Pygmy is about an exchange student who is part of the large-scale Operation Havoc to take down the US. The Damned takes place in hell where the telemarketers call the living. The Doomed is its sequel, and it really looks like the cover art is made out of semen. Ugh.
Is this the best you can do, or are you purposefully writing horrible shit just to see how long we’ll hold out? Is this a prank on publishing or on readers? Or did you honestly write your best ideas already and your brain is rotten?
So I’m watching the Soft White Underbelly interview, and most of the questions are answered in long conversational essays. Either:
Chuck has been asked the same questions so many times, he’s memorized lengthy, thought-out answers.
These are rehearsed lies he has constructed like his fictions for the suckers.
There are stories like the grease gun/donut story, in which he fills a jelly donut with axle grease and waits for someone to bite into it. I doubt this ever happened, but if it did, it happened once, and he makes it sound like a weekly occurrence at the ol’ Freightliner.

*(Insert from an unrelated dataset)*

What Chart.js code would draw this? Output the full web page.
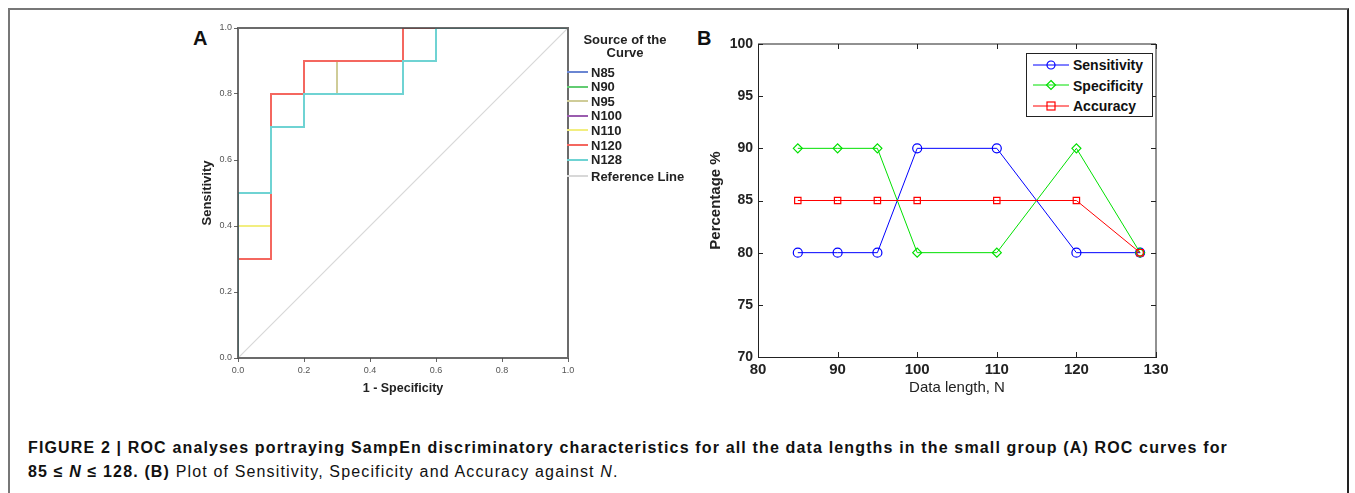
<!DOCTYPE html>
<html>
<head>
<meta charset="utf-8">
<script src="https://cdn.jsdelivr.net/npm/chart.js@4.4.1/dist/chart.umd.min.js"></script>
<style>
  body { margin: 0; background: #fff; font-family: "Liberation Sans", Arial, sans-serif; }
  #frame { position: absolute; left: 8px; top: 8px; width: 1337px; height: 500px;
           border-top: 2px solid #777; border-left: 2px solid #777; border-right: 2px solid #222; }
  .panel { position: absolute; font-weight: bold; font-size: 20px; color: #111; }
  canvas { position: absolute; }
  #legA { position: absolute; left: 567px; top: 33px; width: 125px; font-size: 13px; font-weight: bold; color: #222; }
  #legA .ttl { text-align: center; width: 116px; line-height: 13px; }
  #legA .row { position: absolute; left: 0; height: 14px; line-height: 14px; white-space: nowrap; }
  #legA .sw { display: inline-block; width: 21px; height: 2px; vertical-align: middle; margin-right: 3px; margin-top: -2px; }
  #legB { position: absolute; left: 1026px; top: 53px; width: 125px; height: 62px; border: 1px solid #222; background: #fff;
          font-size: 14px; font-weight: bold; color: #111; }
  #legB .row { position: absolute; left: 6px; height: 20px; line-height: 20px; white-space: nowrap; }
  #legB svg { vertical-align: middle; margin-right: 4px; margin-top: -3px; }
  #caption { position: absolute; left: 28px; top: 436px; font-size: 16px; letter-spacing: 1.15px; color: #111; line-height: 24px; white-space: nowrap; }
</style>
</head>
<body>
<div id="frame"></div>
<div class="panel" style="left:193px;top:27px;">A</div>
<div class="panel" style="left:697px;top:27px;">B</div>
<canvas id="rocChart" width="520" height="390" style="left:180px;top:15px;"></canvas>
<canvas id="lenChart" width="480" height="380" style="left:700px;top:20px;"></canvas>
<div id="legA"></div>
<div id="legB"></div>
<div id="caption">
  <b>FIGURE 2 | ROC analyses portraying SampEn discriminatory characteristics for all the data lengths in the small group (A) ROC curves for</b><br>
  <b>85 ≤ <i>N</i> ≤ 128. (B)</b> Plot of Sensitivity, Specificity and Accuracy against <i>N</i>.
</div>
<script>
// panel A: ROC step curves (1 - specificity, sensitivity)
const n85X = [0, 0, 0.1, 0.1, 0.2, 0.2, 0.5, 0.5, 0.6, 0.6, 1];
const n85Y = [0, 0.5, 0.5, 0.7, 0.7, 0.8, 0.8, 0.9, 0.9, 1, 1];
const n90X = [0, 0, 0.1, 0.1, 0.2, 0.2, 0.5, 0.5, 1];
const n90Y = [0, 0.5, 0.5, 0.8, 0.8, 0.9, 0.9, 1, 1];
const n95X = [0, 0, 0.1, 0.1, 0.2, 0.2, 0.3, 0.3, 0.5, 0.5, 1];
const n95Y = [0, 0.5, 0.5, 0.7, 0.7, 0.8, 0.8, 0.9, 0.9, 1, 1];
const n100X = [0, 0, 0.1, 0.1, 0.2, 0.2, 0.5, 0.5, 0.6, 0.6, 1];
const n100Y = [0, 0.5, 0.5, 0.7, 0.7, 0.8, 0.8, 0.9, 0.9, 1, 1];
const n110X = [0, 0, 0.1, 0.1, 0.2, 0.2, 0.5, 0.5, 1];
const n110Y = [0, 0.4, 0.4, 0.8, 0.8, 0.9, 0.9, 1, 1];
const n120X = [0, 0, 0.1, 0.1, 0.2, 0.2, 0.5, 0.5, 1];
const n120Y = [0, 0.3, 0.3, 0.8, 0.8, 0.9, 0.9, 1, 1];
const n128X = [0, 0, 0.1, 0.1, 0.2, 0.2, 0.5, 0.5, 0.6, 0.6, 1];
const n128Y = [0, 0.5, 0.5, 0.7, 0.7, 0.8, 0.8, 0.9, 0.9, 1, 1];
const refX = [0, 1];
const refY = [0, 1];
const rocTicks = [0, 0.2, 0.4, 0.6, 0.8, 1.0];

// panel B: performance vs data length
const dataLengths = [85, 90, 95, 100, 110, 120, 128];
const sensitivity = [80, 80, 80, 90, 90, 80, 80];
const specificity = [90, 90, 90, 80, 80, 90, 80];
const accuracy = [85, 85, 85, 85, 85, 85, 80];

const toPoints = (xs, ys) => xs.map((x, i) => ({ x: x, y: ys[i] }));

const rocSeries = [
    { label: 'N85', xs: n85X, ys: n85Y, color: '#6a86d2' },
    { label: 'N90', xs: n90X, ys: n90Y, color: '#62cc72' },
    { label: 'N95', xs: n95X, ys: n95Y, color: '#cfcc98' },
    { label: 'N100', xs: n100X, ys: n100Y, color: '#9a5cae' },
    { label: 'N110', xs: n110X, ys: n110Y, color: '#f2ee80' },
    { label: 'N120', xs: n120X, ys: n120Y, color: '#f4675f' },
    { label: 'N128', xs: n128X, ys: n128Y, color: '#6fd3d3' },
    { label: 'Reference Line', xs: refX, ys: refY, color: '#d8d8d8' }
];

// draws the plot box over the data (and inward ticks for the matlab-style panel)
const boxPlugin = {
    id: 'box',
    afterDraw(chart, args, opts) {
        const a = chart.chartArea;
        const ctx = chart.ctx;
        ctx.save();
        ctx.strokeStyle = opts.color;
        ctx.lineWidth = opts.width;
        ctx.beginPath();
        if (opts.full) {
            ctx.rect(a.left, a.top, a.right - a.left, a.bottom - a.top);
        } else {
            ctx.moveTo(a.left, a.top);
            ctx.lineTo(a.right, a.top);
            ctx.lineTo(a.right, a.bottom);
        }
        ctx.stroke();
        if (opts.inner) {
            ctx.lineWidth = 1;
            const xs = chart.scales.x, ys = chart.scales.y;
            ctx.beginPath();
            xs.ticks.forEach(t => {
                const px = Math.round(xs.getPixelForValue(t.value)) + 0.5;
                ctx.moveTo(px, a.bottom); ctx.lineTo(px, a.bottom - 5);
                ctx.moveTo(px, a.top); ctx.lineTo(px, a.top + 5);
            });
            ys.ticks.forEach(t => {
                const py = Math.round(ys.getPixelForValue(t.value)) + 0.5;
                ctx.moveTo(a.left, py); ctx.lineTo(a.left + 5, py);
                ctx.moveTo(a.right, py); ctx.lineTo(a.right - 5, py);
            });
            ctx.stroke();
        }
        ctx.restore();
    }
};

new Chart(document.getElementById('rocChart'), {
    type: 'scatter',
    data: {
        datasets: rocSeries.map((s, i) => ({
            label: s.label,
            data: toPoints(s.xs, s.ys),
            showLine: true,
            borderColor: s.color,
            borderWidth: i === 7 ? 1.2 : 2,
            pointRadius: 0,
            order: rocSeries.length - i
        }))
    },
    options: {
        responsive: false,
        animation: false,
        layout: { padding: { left: 0, top: 13, right: 132, bottom: 0 } },
        scales: {
            x: {
                type: 'linear', min: 0, max: 1,
                afterBuildTicks: s => { s.ticks = rocTicks.map(v => ({ value: v })); },
                afterFit: s => { s.height = 47; },
                ticks: { callback: v => v.toFixed(1), font: { size: 9, family: 'Liberation Sans' }, color: '#555', padding: 3, maxRotation: 0 },
                grid: { drawOnChartArea: false, tickLength: 4, color: '#666' },
                border: { display: false },
                title: { display: true, text: '1 - Specificity', font: { size: 12.5, weight: 'bold', family: 'Liberation Sans' }, color: '#222', padding: { top: 0, bottom: 9 } }
            },
            y: {
                type: 'linear', min: 0, max: 1,
                afterBuildTicks: s => { s.ticks = rocTicks.map(v => ({ value: v })); },
                afterFit: s => { s.width = 58; },
                ticks: { callback: v => v.toFixed(1), font: { size: 9, family: 'Liberation Sans' }, color: '#555', padding: 2 },
                grid: { drawOnChartArea: false, tickLength: 4, color: '#666' },
                border: { display: false },
                title: { display: true, text: 'Sensitivity', font: { size: 13, weight: 'bold', family: 'Liberation Sans' }, color: '#222', padding: { top: 20, bottom: 0 } }
            }
        },
        plugins: {
            legend: { display: false },
            tooltip: { enabled: false },
            box: { color: 'rgba(70, 70, 70, 0.8)', width: 2, inner: false, full: true }
        }
    },
    plugins: [boxPlugin]
});

const lenSeries = [
    { label: 'Sensitivity', values: sensitivity, color: '#0000ff', marker: 'circle', radius: 4.5 },
    { label: 'Specificity', values: specificity, color: '#00e000', marker: 'rectRot', radius: 4.5 },
    { label: 'Accuracy', values: accuracy, color: '#ff0000', marker: 'rect', radius: 4.5 }
];

new Chart(document.getElementById('lenChart'), {
    type: 'line',
    data: {
        datasets: lenSeries.map((s, i) => ({
            label: s.label,
            data: toPoints(dataLengths, s.values),
            borderColor: s.color,
            borderWidth: 1,
            pointStyle: s.marker,
            pointRadius: s.radius,
            pointBorderColor: s.color,
            pointBackgroundColor: 'rgba(0,0,0,0)',
            pointBorderWidth: 1.2,
            order: 3 - i
        }))
    },
    options: {
        responsive: false,
        animation: false,
        layout: { padding: { left: 0, top: 24, right: 24, bottom: 0 } },
        scales: {
            x: {
                type: 'linear', min: 80, max: 130,
                ticks: { stepSize: 10, font: { size: 15, weight: 'bold', family: 'Liberation Sans' }, color: '#222', padding: 4, maxRotation: 0 },
                afterFit: s => { s.height = 43; },
                grid: { display: false, drawTicks: false },
                border: { color: '#222', width: 1 },
                title: { display: true, text: 'Data length, N', font: { size: 15, family: 'Liberation Sans' }, color: '#222', padding: { top: 0, bottom: 3 } }
            },
            y: {
                type: 'linear', min: 70, max: 100,
                ticks: { stepSize: 5, font: { size: 14, weight: 'bold', family: 'Liberation Sans' }, color: '#222', padding: 5 },
                afterFit: s => { s.width = 58; },
                grid: { display: false, drawTicks: false },
                border: { color: '#222', width: 1 },
                title: { display: true, text: 'Percentage %', font: { size: 15, weight: 'bold', family: 'Liberation Sans' }, color: '#222', padding: { top: 7, bottom: 0 } }
            }
        },
        plugins: {
            legend: { display: false },
            tooltip: { enabled: false },
            box: { color: '#222', width: 1, inner: true, full: false }
        }
    },
    plugins: [boxPlugin]
});

// legend A (SPSS style)
const legA = document.getElementById('legA');
legA.innerHTML = '<div class="ttl">Source of the<br>Curve</div>';
const legARows = [72.5, 87, 101.5, 116, 130.5, 145.5, 160, 176.5];
rocSeries.forEach((s, i) => {
    const row = document.createElement('div');
    row.className = 'row';
    row.style.top = (legARows[i] - 33 - 7) + 'px';
    row.innerHTML = '<span class="sw" style="background:' + s.color + '"></span>' + s.label;
    legA.appendChild(row);
});

// legend B (matlab style)
const legB = document.getElementById('legB');
const markerSvg = {
    circle: c => '<circle cx="18" cy="6" r="4" fill="none" stroke="' + c + '" stroke-width="1.2"/>',
    rectRot: c => '<polygon points="18,1.5 22.5,6 18,10.5 13.5,6" fill="none" stroke="' + c + '" stroke-width="1.2"/>',
    rect: c => '<rect x="14" y="2" width="8" height="8" fill="none" stroke="' + c + '" stroke-width="1.2"/>'
};
lenSeries.forEach((s, i) => {
    const row = document.createElement('div');
    row.className = 'row';
    row.style.top = (i * 20.7 + 1) + 'px';
    row.innerHTML = '<svg width="36" height="12"><line x1="0" y1="6" x2="36" y2="6" stroke="' + s.color + '" stroke-width="1"/>' +
        markerSvg[s.marker](s.color) + '</svg>' + s.label;
    legB.appendChild(row);
});
</script>
</body>
</html>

In the afterword of the new book, he recounts that people regularly get their books signed for someone else, and it’s always the case that the person is dead and they’re going to be buried with the book. Maybe this happened. But it’s not common. It is very common that people get books signed for other people, but they’re gifts.
There’s just so much PT Barnum in this guy that I don’t believe him. Usually I agree, don’t let the facts get in the way of a good story, but maybe my gripe is that the stories aren’t good anymore. Fight Club was a great story. We wanted to believe it. People swore they knew of one in their area. We wanted to believe that people were fainting at a story they heard.
After all this, I’m still somewhat fascinated with the guy, so I guess he wins. I spent my Sunday morning reading his newest book. I doubt he’s read mine.